Journalism school students and others received a crash course in how to run a photography business, when Judy Herrmann, past president of the trade association American Society of Media Photographers (ASMP), spoke to a large crowd Wednesday evening.

Close up of Judy Herrmann speaking to students and faculty
Judy Herrmann spoke to budding photojournalists and told them how to make it in the business. Photo by Katy Spence.

Although with a show of hands the vast majority of the audience identified themselves as aspiring photojournalists, that didn’t stop Herrmann from starting her talk with a dose of industry reality. “As much as all of you that raised your hand for photojournalism are thinking ‘I’m getting a staff job,’ you’re probably not,” she said.

Given the changing nature of the business, with staff jobs disappearing but opportunities for self employment increasing, Herrmann said it’s likely most people in the audience will at some point start their own photography business. She then proceeded to give a highly practical, nuts and bolts seminar on how to do so.

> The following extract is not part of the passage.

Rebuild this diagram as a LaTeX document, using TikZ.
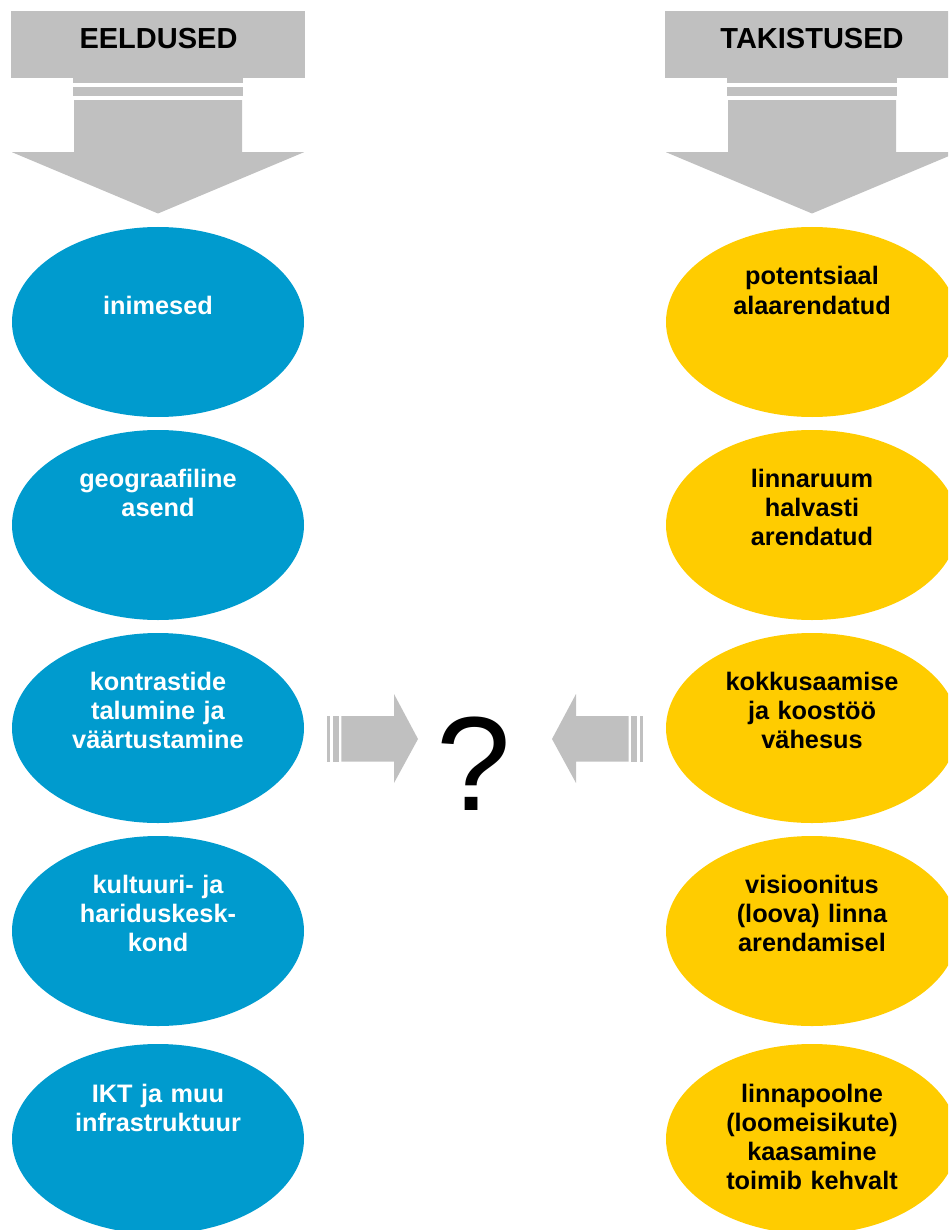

She began at the first step and covered most aspects of running a freelance businesses. Throughout her talk, Herrmann emphasized the benefits of speaking with and hiring professionals for business advice, from accountants to lawyers. “Photographers are not lawyers,” she said, “as much as some of them would like to think they are.”

Judy Herrmann speaks to students and faculty in large lecture hall.
Photo by Katy Spence.

Herrmann, who has won numerous awards for her own business, Herrmann + Starke, brought years of experience to the topic. She is aware of the hidden pitfalls that await freelancers starting out; bad contracts, unforeseen disasters like equipment theft (for which she recommends a careful choice in insurance), and losing control and copyright of your own work.

Erik Petersen, an adjunct photojournalism professor and long time freelancer, weighed in on her advice. “The material she covered,” he said, “is essential to anyone wanting to run a successful freelance photography business.”

At the core of her message was the importance of being a professional. By conveying professionalism at the beginning of a client relationship a freelancer ensures they’ll receive professionalism, and a fair deal, in return, Herrmann said.